## What to do:
Will you output all of the data below exactly, omitting the images?

## Source material:
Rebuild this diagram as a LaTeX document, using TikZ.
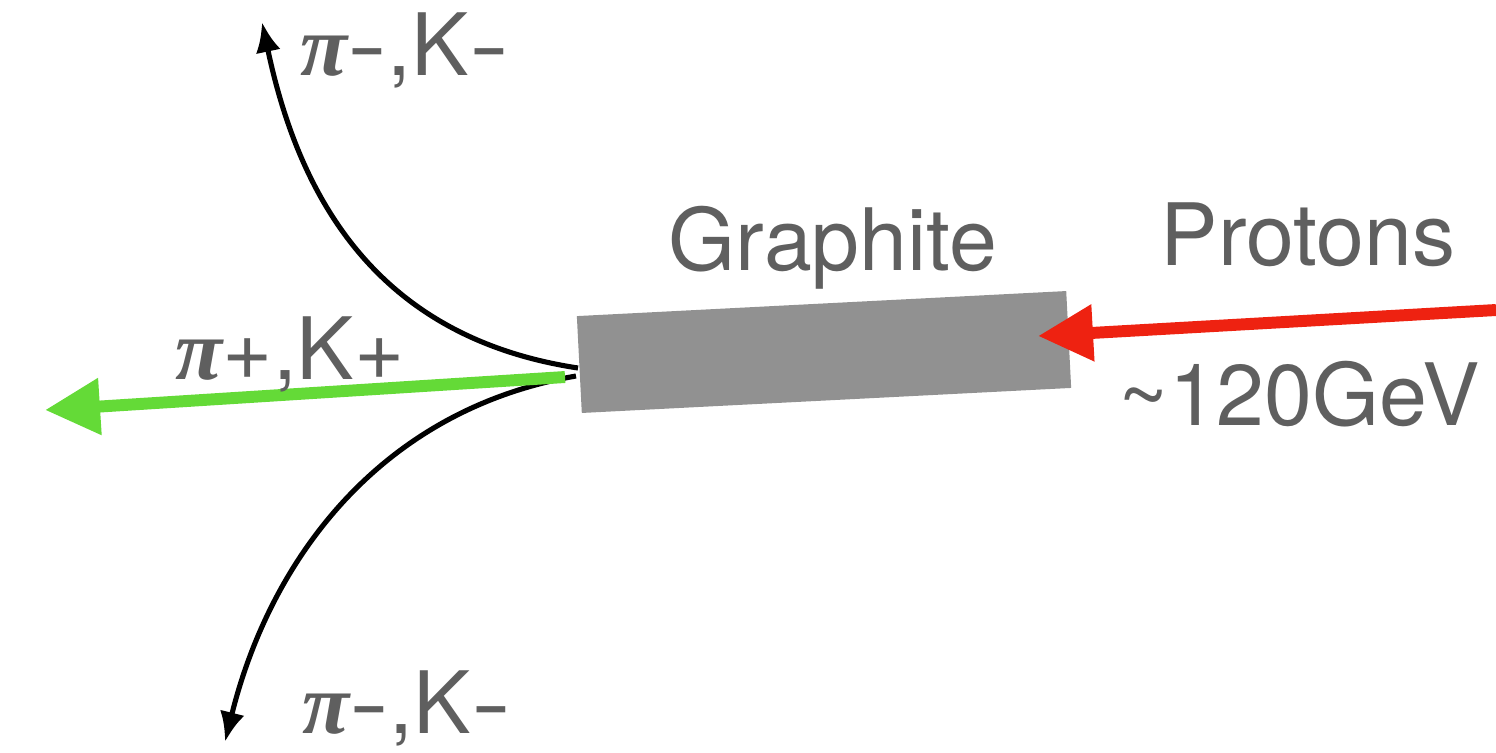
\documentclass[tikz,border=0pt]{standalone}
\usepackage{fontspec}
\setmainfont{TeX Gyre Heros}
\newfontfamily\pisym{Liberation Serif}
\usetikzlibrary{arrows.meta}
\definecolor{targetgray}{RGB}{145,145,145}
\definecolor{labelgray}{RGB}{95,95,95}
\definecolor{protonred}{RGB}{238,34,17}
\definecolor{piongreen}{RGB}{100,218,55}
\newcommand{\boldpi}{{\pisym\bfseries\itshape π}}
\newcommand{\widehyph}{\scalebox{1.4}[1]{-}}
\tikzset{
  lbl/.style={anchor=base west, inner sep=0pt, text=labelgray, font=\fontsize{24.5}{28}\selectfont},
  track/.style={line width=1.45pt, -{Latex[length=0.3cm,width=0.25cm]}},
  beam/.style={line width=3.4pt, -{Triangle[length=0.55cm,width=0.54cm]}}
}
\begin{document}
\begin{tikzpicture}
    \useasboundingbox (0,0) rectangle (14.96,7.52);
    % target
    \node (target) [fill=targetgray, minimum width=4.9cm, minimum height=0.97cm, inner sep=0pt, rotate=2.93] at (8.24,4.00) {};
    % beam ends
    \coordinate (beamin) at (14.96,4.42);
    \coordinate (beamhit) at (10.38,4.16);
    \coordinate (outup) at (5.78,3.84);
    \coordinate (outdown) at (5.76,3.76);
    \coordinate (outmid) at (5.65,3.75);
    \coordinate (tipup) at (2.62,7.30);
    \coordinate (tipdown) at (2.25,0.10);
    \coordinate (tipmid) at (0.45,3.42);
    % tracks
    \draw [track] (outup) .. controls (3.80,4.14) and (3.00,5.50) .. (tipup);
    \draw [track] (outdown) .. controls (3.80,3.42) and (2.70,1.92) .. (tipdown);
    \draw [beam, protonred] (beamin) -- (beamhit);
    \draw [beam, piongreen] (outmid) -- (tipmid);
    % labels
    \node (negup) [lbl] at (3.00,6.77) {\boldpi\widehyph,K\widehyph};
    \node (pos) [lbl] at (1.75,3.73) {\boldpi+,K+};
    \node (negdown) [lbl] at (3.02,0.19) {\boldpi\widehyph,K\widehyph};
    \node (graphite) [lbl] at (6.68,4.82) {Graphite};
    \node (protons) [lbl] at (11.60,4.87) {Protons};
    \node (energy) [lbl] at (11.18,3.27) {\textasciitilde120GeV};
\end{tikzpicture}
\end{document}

## Exercise solution:
Rebuild this diagram as a LaTeX document, using TikZ.
\documentclass[tikz,border=0pt]{standalone}
\usepackage{fontspec}
\setmainfont{TeX Gyre Heros}
\newfontfamily\pisym{Liberation Serif}
\usetikzlibrary{arrows.meta}
\definecolor{targetgray}{RGB}{145,145,145}
\definecolor{labelgray}{RGB}{95,95,95}
\definecolor{protonred}{RGB}{238,34,17}
\definecolor{piongreen}{RGB}{100,218,55}
\newcommand{\boldpi}{{\pisym\bfseries\itshape π}}
\newcommand{\widehyph}{\scalebox{1.4}[1]{-}}
\tikzset{
  lbl/.style={anchor=base west, inner sep=0pt, text=labelgray, font=\fontsize{24.5}{28}\selectfont},
  track/.style={line width=1.45pt, -{Latex[length=0.3cm,width=0.25cm]}},
  beam/.style={line width=3.4pt, -{Triangle[length=0.55cm,width=0.54cm]}}
}
\begin{document}
\begin{tikzpicture}
    \useasboundingbox (0,0) rectangle (14.96,7.52);
    % target
    \node (target) [fill=targetgray, minimum width=4.9cm, minimum height=0.97cm, inner sep=0pt, rotate=2.93] at (8.24,4.00) {};
    % beam ends
    \coordinate (beamin) at (14.96,4.42);
    \coordinate (beamhit) at (10.38,4.16);
    \coordinate (outup) at (5.78,3.84);
    \coordinate (outdown) at (5.76,3.76);
    \coordinate (outmid) at (5.65,3.75);
    \coordinate (tipup) at (2.62,7.30);
    \coordinate (tipdown) at (2.25,0.10);
    \coordinate (tipmid) at (0.45,3.42);
    % tracks
    \draw [track] (outup) .. controls (3.80,4.14) and (3.00,5.50) .. (tipup);
    \draw [track] (outdown) .. controls (3.80,3.42) and (2.70,1.92) .. (tipdown);
    \draw [beam, protonred] (beamin) -- (beamhit);
    \draw [beam, piongreen] (outmid) -- (tipmid);
    % labels
    \node (negup) [lbl] at (3.00,6.77) {\boldpi\widehyph,K\widehyph};
    \node (pos) [lbl] at (1.75,3.73) {\boldpi+,K+};
    \node (negdown) [lbl] at (3.02,0.19) {\boldpi\widehyph,K\widehyph};
    \node (graphite) [lbl] at (6.68,4.82) {Graphite};
    \node (protons) [lbl] at (11.60,4.87) {Protons};
    \node (energy) [lbl] at (11.18,3.27) {\textasciitilde120GeV};
\end{tikzpicture}
\end{document}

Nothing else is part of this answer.